Australians are always losing their Prime Ministers. Into the Bass Strait, in the Liberal Party Party Room, in the audience of a Keating! performance. To assist the nation, No Award has compiled a list of places you might look if you’ve recently lost your Australian Prime Minister.
- The No Award Staff Writers’ email thread (currently titled “die glorious on the jaffle road”)
- Cheviot Beach
- The pub
- A seedy hotel in Memphis, his pants at least, Malcolm Fraser
- Into a giant box marked BESPOKE SUITS $$$ HERE that is propped up on a stick connected to a piece of string which is held by John Howard
- Ritual sacrifice to the Spill Gods
- Under the light on the hill
- At the bottom of Lake Burley Griffin
- With their hand stuck in a wombat burrow
- The ANZAC Memorial
- Somewhere in this sea of giant beards
- Follow the trail of verbose swearing
- Helicopter on the way from Melbourne to Geelong
- Hand stuck in a fax machine
- Skulling beer from a yard glass at the UWA Tav (11 seconds, a world record)

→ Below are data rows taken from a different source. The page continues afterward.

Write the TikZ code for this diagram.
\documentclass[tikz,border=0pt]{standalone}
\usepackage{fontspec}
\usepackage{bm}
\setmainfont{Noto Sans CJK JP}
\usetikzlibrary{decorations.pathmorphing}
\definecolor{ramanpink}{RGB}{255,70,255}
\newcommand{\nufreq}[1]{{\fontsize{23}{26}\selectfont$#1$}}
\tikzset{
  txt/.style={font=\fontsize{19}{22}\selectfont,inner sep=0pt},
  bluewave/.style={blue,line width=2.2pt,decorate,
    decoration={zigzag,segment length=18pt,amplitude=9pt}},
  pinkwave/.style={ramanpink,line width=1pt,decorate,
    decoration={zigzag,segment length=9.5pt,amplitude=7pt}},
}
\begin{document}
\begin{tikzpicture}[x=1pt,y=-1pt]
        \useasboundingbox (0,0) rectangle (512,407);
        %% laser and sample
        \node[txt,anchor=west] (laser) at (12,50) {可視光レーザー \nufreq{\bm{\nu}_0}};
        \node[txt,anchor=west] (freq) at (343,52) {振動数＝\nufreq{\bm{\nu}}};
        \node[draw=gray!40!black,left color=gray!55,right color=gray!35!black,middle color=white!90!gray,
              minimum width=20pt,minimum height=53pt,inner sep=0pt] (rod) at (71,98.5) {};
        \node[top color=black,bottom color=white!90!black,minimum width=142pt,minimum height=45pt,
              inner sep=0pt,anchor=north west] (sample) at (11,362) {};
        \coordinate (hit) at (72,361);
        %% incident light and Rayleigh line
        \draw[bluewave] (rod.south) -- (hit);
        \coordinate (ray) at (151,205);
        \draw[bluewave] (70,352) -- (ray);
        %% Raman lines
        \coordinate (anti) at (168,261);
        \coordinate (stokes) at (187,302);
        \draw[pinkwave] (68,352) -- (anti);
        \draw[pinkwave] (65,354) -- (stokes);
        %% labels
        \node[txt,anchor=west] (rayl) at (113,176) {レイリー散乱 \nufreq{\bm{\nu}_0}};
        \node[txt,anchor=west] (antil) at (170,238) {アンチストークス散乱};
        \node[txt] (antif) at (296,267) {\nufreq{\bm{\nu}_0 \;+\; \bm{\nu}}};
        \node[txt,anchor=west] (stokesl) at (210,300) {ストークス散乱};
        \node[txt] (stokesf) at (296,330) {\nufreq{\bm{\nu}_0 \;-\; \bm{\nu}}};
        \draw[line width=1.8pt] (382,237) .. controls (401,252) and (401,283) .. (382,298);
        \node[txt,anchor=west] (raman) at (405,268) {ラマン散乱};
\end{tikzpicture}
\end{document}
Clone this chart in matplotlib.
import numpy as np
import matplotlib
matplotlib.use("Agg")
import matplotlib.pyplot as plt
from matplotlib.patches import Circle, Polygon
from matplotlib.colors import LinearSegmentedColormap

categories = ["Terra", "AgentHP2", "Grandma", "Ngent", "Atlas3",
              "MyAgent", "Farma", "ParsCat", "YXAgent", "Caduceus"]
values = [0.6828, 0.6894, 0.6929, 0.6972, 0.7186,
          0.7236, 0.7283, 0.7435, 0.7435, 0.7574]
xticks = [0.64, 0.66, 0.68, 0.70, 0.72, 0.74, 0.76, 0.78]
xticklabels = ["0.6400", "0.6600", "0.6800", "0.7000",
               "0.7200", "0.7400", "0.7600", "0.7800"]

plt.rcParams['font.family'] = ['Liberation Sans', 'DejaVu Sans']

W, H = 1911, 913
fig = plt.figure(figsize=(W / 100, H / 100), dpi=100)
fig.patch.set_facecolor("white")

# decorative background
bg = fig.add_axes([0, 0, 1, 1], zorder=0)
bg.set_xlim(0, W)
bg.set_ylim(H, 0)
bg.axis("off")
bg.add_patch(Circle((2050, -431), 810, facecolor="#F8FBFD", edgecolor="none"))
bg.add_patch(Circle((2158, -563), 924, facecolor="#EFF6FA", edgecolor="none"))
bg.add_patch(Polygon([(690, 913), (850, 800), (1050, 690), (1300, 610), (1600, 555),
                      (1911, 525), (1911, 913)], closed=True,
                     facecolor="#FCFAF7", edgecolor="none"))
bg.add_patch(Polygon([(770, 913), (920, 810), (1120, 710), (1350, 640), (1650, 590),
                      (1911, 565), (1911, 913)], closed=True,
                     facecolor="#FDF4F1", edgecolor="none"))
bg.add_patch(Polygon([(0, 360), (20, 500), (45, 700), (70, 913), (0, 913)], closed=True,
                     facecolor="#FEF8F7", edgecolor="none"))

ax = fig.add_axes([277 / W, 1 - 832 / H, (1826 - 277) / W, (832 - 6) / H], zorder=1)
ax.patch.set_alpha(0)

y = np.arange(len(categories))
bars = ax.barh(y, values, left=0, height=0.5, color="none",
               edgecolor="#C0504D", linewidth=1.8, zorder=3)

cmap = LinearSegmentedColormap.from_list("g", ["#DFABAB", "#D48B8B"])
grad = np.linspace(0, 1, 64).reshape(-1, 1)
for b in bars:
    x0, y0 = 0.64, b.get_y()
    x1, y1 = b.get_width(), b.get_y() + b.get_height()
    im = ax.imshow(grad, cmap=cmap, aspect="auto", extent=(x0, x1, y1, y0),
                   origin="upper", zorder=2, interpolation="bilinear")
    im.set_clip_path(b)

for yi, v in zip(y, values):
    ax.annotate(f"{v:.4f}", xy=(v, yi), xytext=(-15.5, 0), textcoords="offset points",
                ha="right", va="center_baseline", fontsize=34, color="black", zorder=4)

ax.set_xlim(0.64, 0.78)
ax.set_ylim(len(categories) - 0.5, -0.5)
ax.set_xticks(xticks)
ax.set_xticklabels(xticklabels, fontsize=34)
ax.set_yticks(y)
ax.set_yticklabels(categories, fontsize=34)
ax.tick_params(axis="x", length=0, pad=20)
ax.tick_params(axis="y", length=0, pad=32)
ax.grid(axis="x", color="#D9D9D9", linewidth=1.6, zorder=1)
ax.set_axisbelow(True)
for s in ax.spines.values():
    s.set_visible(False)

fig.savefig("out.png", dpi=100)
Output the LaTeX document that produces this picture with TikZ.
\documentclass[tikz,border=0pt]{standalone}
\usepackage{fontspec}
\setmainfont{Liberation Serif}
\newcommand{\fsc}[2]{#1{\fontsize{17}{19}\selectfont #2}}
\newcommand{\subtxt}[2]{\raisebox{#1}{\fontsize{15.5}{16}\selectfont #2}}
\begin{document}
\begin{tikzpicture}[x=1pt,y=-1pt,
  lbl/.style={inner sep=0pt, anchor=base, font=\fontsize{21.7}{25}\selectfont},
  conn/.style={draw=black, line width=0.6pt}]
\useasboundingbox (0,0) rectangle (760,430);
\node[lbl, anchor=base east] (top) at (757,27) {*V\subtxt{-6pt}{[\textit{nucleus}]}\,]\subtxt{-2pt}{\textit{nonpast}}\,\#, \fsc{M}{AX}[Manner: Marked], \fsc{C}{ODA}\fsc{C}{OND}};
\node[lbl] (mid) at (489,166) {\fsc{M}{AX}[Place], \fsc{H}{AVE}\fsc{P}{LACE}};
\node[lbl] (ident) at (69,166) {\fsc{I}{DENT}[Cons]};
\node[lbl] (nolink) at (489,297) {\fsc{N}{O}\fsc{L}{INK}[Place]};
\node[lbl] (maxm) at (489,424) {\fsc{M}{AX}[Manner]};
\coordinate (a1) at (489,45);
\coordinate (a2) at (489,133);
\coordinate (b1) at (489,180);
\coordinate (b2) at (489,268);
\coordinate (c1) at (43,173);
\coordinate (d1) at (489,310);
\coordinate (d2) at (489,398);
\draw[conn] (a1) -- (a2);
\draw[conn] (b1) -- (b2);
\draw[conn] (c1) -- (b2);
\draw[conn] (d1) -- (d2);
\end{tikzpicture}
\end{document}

- So corn farmers have this problem where they find their corn … plant … trees … completely denuded of corn from below a certain height, and corn-sated cats asleep on the ground. Like that, but it’s an onion farm, and it’s not a cat, it’s a former Australian prime minister. (The No Award Staff Writers aren’t sure Liz knows how onions work.) (Liz has googled how onions work and stands by her hypothesis.)
- On the John Howard Walk of Wonder, an actual thing that actually exists with that actual name.
- On a stamp
2 thoughts on “places one might misplace an Australian PM”
Or, according to this, inside a a shark:
I have questions! Starting with, how long do people think a skeleton lasts in a nice, acid-filled shark belly, anyway?